DATA SHOWN:
+---+
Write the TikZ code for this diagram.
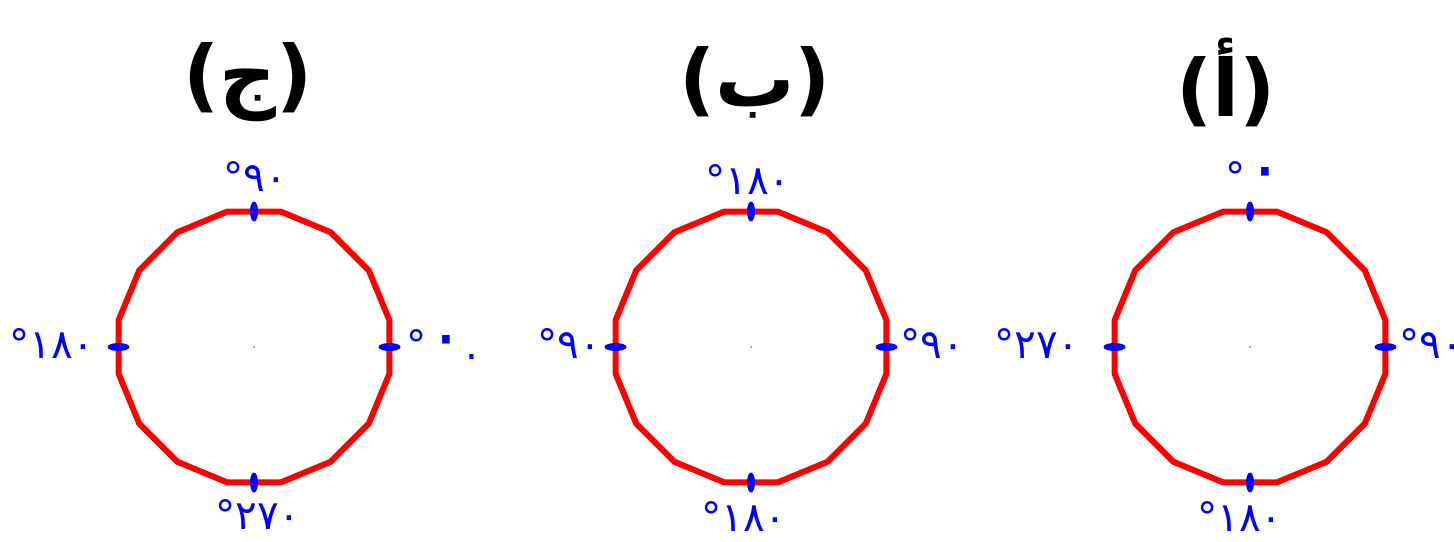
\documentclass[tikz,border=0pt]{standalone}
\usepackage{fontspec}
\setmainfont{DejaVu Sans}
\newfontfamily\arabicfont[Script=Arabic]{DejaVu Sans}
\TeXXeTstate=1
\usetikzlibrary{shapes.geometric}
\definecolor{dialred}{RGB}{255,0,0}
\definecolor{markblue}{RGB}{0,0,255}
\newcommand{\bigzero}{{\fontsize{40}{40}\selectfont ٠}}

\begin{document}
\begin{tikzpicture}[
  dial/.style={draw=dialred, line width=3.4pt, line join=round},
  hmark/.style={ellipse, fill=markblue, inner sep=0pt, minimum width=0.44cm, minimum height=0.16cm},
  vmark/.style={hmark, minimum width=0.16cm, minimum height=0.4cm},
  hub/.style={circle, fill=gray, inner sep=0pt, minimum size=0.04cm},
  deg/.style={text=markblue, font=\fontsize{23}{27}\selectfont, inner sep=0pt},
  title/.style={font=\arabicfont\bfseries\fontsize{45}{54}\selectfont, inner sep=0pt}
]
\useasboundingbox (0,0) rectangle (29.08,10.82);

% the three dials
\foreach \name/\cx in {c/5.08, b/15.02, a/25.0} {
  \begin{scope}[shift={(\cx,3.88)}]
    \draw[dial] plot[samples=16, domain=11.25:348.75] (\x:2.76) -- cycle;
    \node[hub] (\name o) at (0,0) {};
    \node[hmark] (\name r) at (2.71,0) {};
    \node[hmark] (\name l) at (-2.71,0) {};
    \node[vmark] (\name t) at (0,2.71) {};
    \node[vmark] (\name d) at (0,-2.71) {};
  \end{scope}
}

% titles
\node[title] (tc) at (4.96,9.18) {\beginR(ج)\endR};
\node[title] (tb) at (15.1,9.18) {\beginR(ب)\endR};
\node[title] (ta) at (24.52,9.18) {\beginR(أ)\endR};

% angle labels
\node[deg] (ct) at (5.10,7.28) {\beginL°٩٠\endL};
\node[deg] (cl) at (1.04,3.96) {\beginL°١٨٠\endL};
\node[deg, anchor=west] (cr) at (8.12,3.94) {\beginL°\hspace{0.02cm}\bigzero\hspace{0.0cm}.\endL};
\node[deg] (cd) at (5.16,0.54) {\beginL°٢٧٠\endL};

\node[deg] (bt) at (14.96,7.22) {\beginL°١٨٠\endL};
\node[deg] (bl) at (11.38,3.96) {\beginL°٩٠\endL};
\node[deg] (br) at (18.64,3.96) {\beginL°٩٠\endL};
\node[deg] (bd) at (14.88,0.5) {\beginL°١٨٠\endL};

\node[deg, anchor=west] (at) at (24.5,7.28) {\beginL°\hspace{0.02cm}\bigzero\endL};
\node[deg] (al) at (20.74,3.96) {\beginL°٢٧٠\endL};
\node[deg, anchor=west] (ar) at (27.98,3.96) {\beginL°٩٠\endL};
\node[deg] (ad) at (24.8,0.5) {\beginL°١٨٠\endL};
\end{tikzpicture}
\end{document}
+---+
Return the listing above in full and without alteration, excluding its pictures.

THE RESULT:
Write the TikZ code for this diagram.
\documentclass[tikz,border=0pt]{standalone}
\usepackage{fontspec}
\setmainfont{DejaVu Sans}
\newfontfamily\arabicfont[Script=Arabic]{DejaVu Sans}
\TeXXeTstate=1
\usetikzlibrary{shapes.geometric}
\definecolor{dialred}{RGB}{255,0,0}
\definecolor{markblue}{RGB}{0,0,255}
\newcommand{\bigzero}{{\fontsize{40}{40}\selectfont ٠}}

\begin{document}
\begin{tikzpicture}[
  dial/.style={draw=dialred, line width=3.4pt, line join=round},
  hmark/.style={ellipse, fill=markblue, inner sep=0pt, minimum width=0.44cm, minimum height=0.16cm},
  vmark/.style={hmark, minimum width=0.16cm, minimum height=0.4cm},
  hub/.style={circle, fill=gray, inner sep=0pt, minimum size=0.04cm},
  deg/.style={text=markblue, font=\fontsize{23}{27}\selectfont, inner sep=0pt},
  title/.style={font=\arabicfont\bfseries\fontsize{45}{54}\selectfont, inner sep=0pt}
]
\useasboundingbox (0,0) rectangle (29.08,10.82);

% the three dials
\foreach \name/\cx in {c/5.08, b/15.02, a/25.0} {
  \begin{scope}[shift={(\cx,3.88)}]
    \draw[dial] plot[samples=16, domain=11.25:348.75] (\x:2.76) -- cycle;
    \node[hub] (\name o) at (0,0) {};
    \node[hmark] (\name r) at (2.71,0) {};
    \node[hmark] (\name l) at (-2.71,0) {};
    \node[vmark] (\name t) at (0,2.71) {};
    \node[vmark] (\name d) at (0,-2.71) {};
  \end{scope}
}

% titles
\node[title] (tc) at (4.96,9.18) {\beginR(ج)\endR};
\node[title] (tb) at (15.1,9.18) {\beginR(ب)\endR};
\node[title] (ta) at (24.52,9.18) {\beginR(أ)\endR};

% angle labels
\node[deg] (ct) at (5.10,7.28) {\beginL°٩٠\endL};
\node[deg] (cl) at (1.04,3.96) {\beginL°١٨٠\endL};
\node[deg, anchor=west] (cr) at (8.12,3.94) {\beginL°\hspace{0.02cm}\bigzero\hspace{0.0cm}.\endL};
\node[deg] (cd) at (5.16,0.54) {\beginL°٢٧٠\endL};

\node[deg] (bt) at (14.96,7.22) {\beginL°١٨٠\endL};
\node[deg] (bl) at (11.38,3.96) {\beginL°٩٠\endL};
\node[deg] (br) at (18.64,3.96) {\beginL°٩٠\endL};
\node[deg] (bd) at (14.88,0.5) {\beginL°١٨٠\endL};

\node[deg, anchor=west] (at) at (24.5,7.28) {\beginL°\hspace{0.02cm}\bigzero\endL};
\node[deg] (al) at (20.74,3.96) {\beginL°٢٧٠\endL};
\node[deg, anchor=west] (ar) at (27.98,3.96) {\beginL°٩٠\endL};
\node[deg] (ad) at (24.8,0.5) {\beginL°١٨٠\endL};
\end{tikzpicture}
\end{document}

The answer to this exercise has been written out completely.